In a recent Tenant Advocate article “Energy Management Apps Any Organization Can Afford”  Ashley Halligan, an analyst at Software Advice, describes the emergence of accessible low-cost applications that help building owners/operators identify opportunities to improve energy efficiency.  This article is encouraging because while there are large full service software suites that can be afforded by larger players, similar services are accessible to even mom & pop landlords who are equally motivated to improve their property’s energy consumption. This allows smaller owners to focus investment on actual upgrades or opportunities investment in driving efficiencies. Using software to identify and implement solutions is crucial in improving building energy use and while I am all for such an approach this article brought to mind another huge area to help drive improvements: Leases.

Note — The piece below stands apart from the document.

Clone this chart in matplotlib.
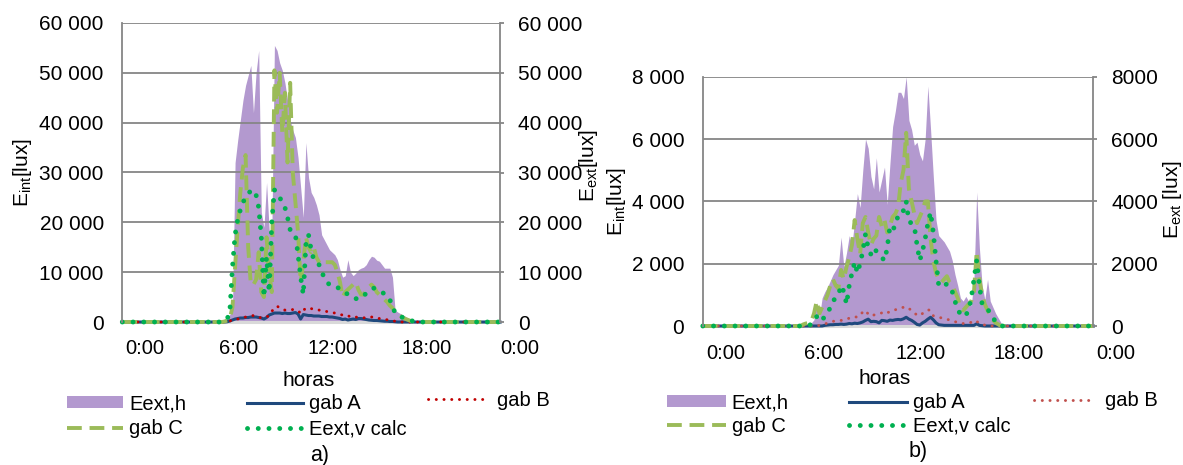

I am continuously encouraged by the approach owners & operators of commercial buildings are taking to improving energy use in their properties. These groups see such opportunities as not only a way to improve their bottom-lines but also as a way to attract tenants who are increasingly sensitive to green initiatives. However, on the tenant side it often seems the interest is mainly driven by motives to improve perception in the marketplace whether with talent or with customers, with perhaps the exception being corporate campus occupiers. Smaller players are limited in driving such improvements.

While these tools are great steps in the right direction and perception is indeed a healthy incentive for tenants, LL’s can align their common interests with tenants through lease structures and incentives. Even though careful consideration is given in many leases on how operating expenses are passed through to occupiers and how those expenses will grow based on base year consumption rates, the upside for improvement could be greater.  Leases could use more progressive terms with regard to energy use including opportunities to save on pass thru expenses/rent in the case of triple net (NNN) leases. Improving tenant’s incentives to reduce energy use both empowers those capable of changing their usage behavior and helps LL’s gain an ally in their quest to reduce opex.

This need not become a contentious point in leasing but rather an area that could establish common ground in a given transaction.